Players start the game out by choosing a guardian from one of three class types: healer, protector, and “damage.” There are eight guardians in total, and the only difference between them (apart from varying cosmetically) is that every character possesses a special ability which can be activated during battle. Once a guardian is selected, players meet Custos, the leader of the guardians! Custos introduces himself and it is quickly apparent that his own special ability is conjuring up walls of text out of thin air.
Once Custos’ history lesson is over, players are plopped right into their first battle. There is no tutorial in Winds of Destiny. In lieu of a tutorial, Stupidgizmo uploaded a video onto YouTube that runs through the basics of the game. The video is linked on the main menu, which is inaccessible during gameplay: a fact I discovered straightaway. I found myself starring at a hand of cards, some with numbers, some with pictures, and I had no idea what to do.
Luckily for me, and probably the good chunk of players who failed to see the tutorial link on the main menu, Winds of Destiny is really easy to figure out. At the start of each turn, players choose three cards from the hand which has been randomly drawn. If the player selected three numbered cards, the numbers are added together and that is how much damage is dealt to the opponent.
Some cards have images on them. Using a card with a green potion on it restores health, using a shield card adds damage mitigation, and a book card fuels the guardian’s special ability. A vigilant player will be able to chain attacks together by matching the damage output from the previous turn. So if I dealt six damage in my first turn, and then select cards that add up to six in my second turn, my attack will actually deal slightly more damage. That is all there is to Winds of Destiny.
There is no deck management, no character customization, nothing but the basics. Players who find enough challenge in tackling the game’s three difficulty settings will find plenty of replay value within Winds of Destiny. Players who need a more customizable carrot-on-a-stick are better off looking elsewhere.

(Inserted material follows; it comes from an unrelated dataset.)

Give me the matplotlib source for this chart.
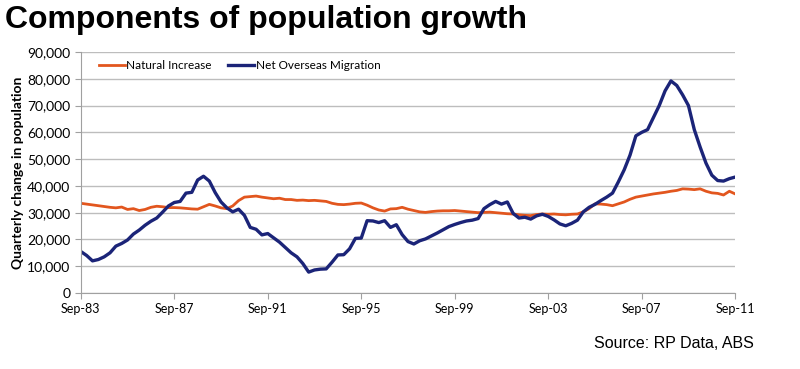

The reward for beating the single-player game was a quick little cutscene and a front-row seat to the end game credits. Old man Custos weaved such an epic tale of the exciting life of a guardian, and right when I finally earned my title of Guardian, the game ended.

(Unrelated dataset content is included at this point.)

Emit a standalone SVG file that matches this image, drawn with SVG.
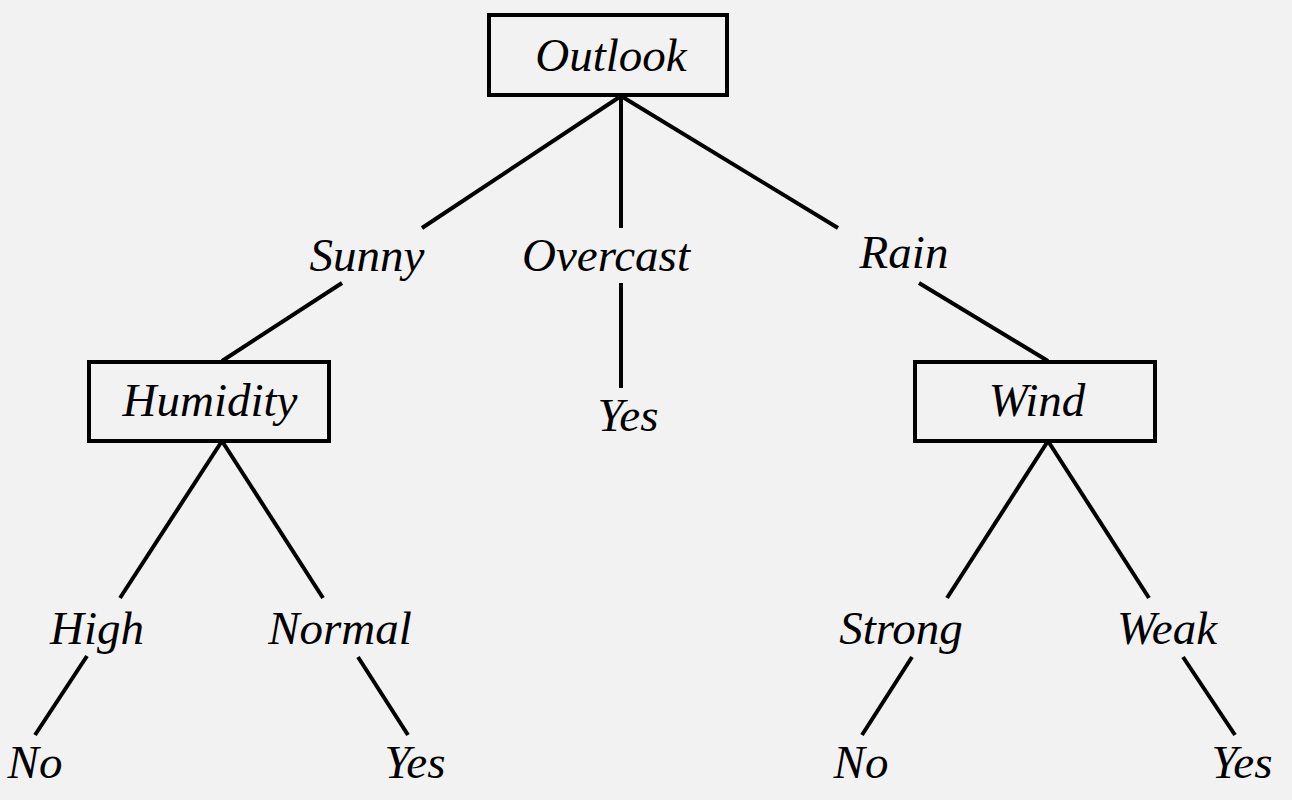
<svg xmlns="http://www.w3.org/2000/svg" width="1292" height="800" viewBox="0 0 1292 800">
<style>
.box{fill:none;stroke:#000;stroke-width:4}
.t{font-family:"Liberation Serif","Times New Roman",serif;font-style:italic;font-size:47px;fill:#000;text-anchor:middle}
.c line{stroke:#000;stroke-width:4}
</style>
<rect width="1292" height="800" fill="#f2f2f2"/>
<g class="c" id="connectors">
<line x1="621" y1="96" x2="422" y2="228"/>
<line x1="342" y1="283" x2="222" y2="361"/>
<line x1="621" y1="96" x2="621" y2="228"/>
<line x1="621" y1="283" x2="621" y2="388"/>
<line x1="621" y1="96" x2="838" y2="228"/>
<line x1="919" y1="283" x2="1048" y2="361"/>
<line x1="222" y1="441" x2="120" y2="598"/>
<line x1="87" y1="656" x2="35" y2="735"/>
<line x1="222" y1="441" x2="323" y2="598"/>
<line x1="358" y1="657" x2="408" y2="735"/>
<line x1="1048" y1="441" x2="947" y2="598"/>
<line x1="912" y1="657" x2="862" y2="735"/>
<line x1="1048" y1="441" x2="1149" y2="598"/>
<line x1="1183" y1="657" x2="1235" y2="735"/>
</g>
<g id="outlook"><rect class="box" x="489" y="15" width="238" height="80"/><text class="t" x="611" y="71">Outlook</text></g>
<g id="sunny"><text class="t" x="367" y="271">Sunny</text></g>
<g id="overcast"><text class="t" x="606" y="271">Overcast</text></g>
<g id="rain"><text class="t" x="904" y="268">Rain</text></g>
<g id="humidity"><rect class="box" x="89" y="362" width="240" height="79"/><text class="t" x="210" y="416">Humidity</text></g>
<g id="yes-mid"><text class="t" x="628" y="431">Yes</text></g>
<g id="wind"><rect class="box" x="915" y="362" width="240" height="79"/><text class="t" x="1037" y="416">Wind</text></g>
<g id="high"><text class="t" x="97" y="644">High</text></g>
<g id="normal"><text class="t" x="340" y="644">Normal</text></g>
<g id="strong"><text class="t" x="901" y="644">Strong</text></g>
<g id="weak"><text class="t" x="1167" y="644">Weak</text></g>
<g id="no-left"><text class="t" x="35" y="778">No</text></g>
<g id="yes-left"><text class="t" x="415" y="778">Yes</text></g>
<g id="no-right"><text class="t" x="861" y="778">No</text></g>
<g id="yes-right"><text class="t" x="1242" y="778">Yes</text></g>
</svg>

While it was disappointing to learn that my adventure with Admiral Frolan was over before I even realized it began, I hesitate to penalize Winds of Destiny. The game, as a whole, is an easy-to-play card game that was made to be played over and over by a variety of players. Stupidgizmo just happened to coat that enjoyable card game with colorful graphics and a tease of an epic adventure. Had the characters and the story not been included in the game, Winds of Destiny would have been just another impersonal card game.
Apart from the single-player mode, players can partake in single battles with their favorite Guardians and collect stats for each character. Beyond those two options (story mode and single battles) there is nothing else to do in the game. The multiplayer mode is basically nonexistent. There is a matchmaking service available but I was never able to connect with any other players, which I attribute to a low user base. If two friends have Winds of Destiny they can connect directly to one another on their own devices. Unfortunately a local mode is unavailable, making pass-and-play impossible when it easily could have been included.
Winds of Destiny – Duels of the Magi is a simple card game that some players may find to be too basic. Other players, however, might find the game’s simplicity to be the best part.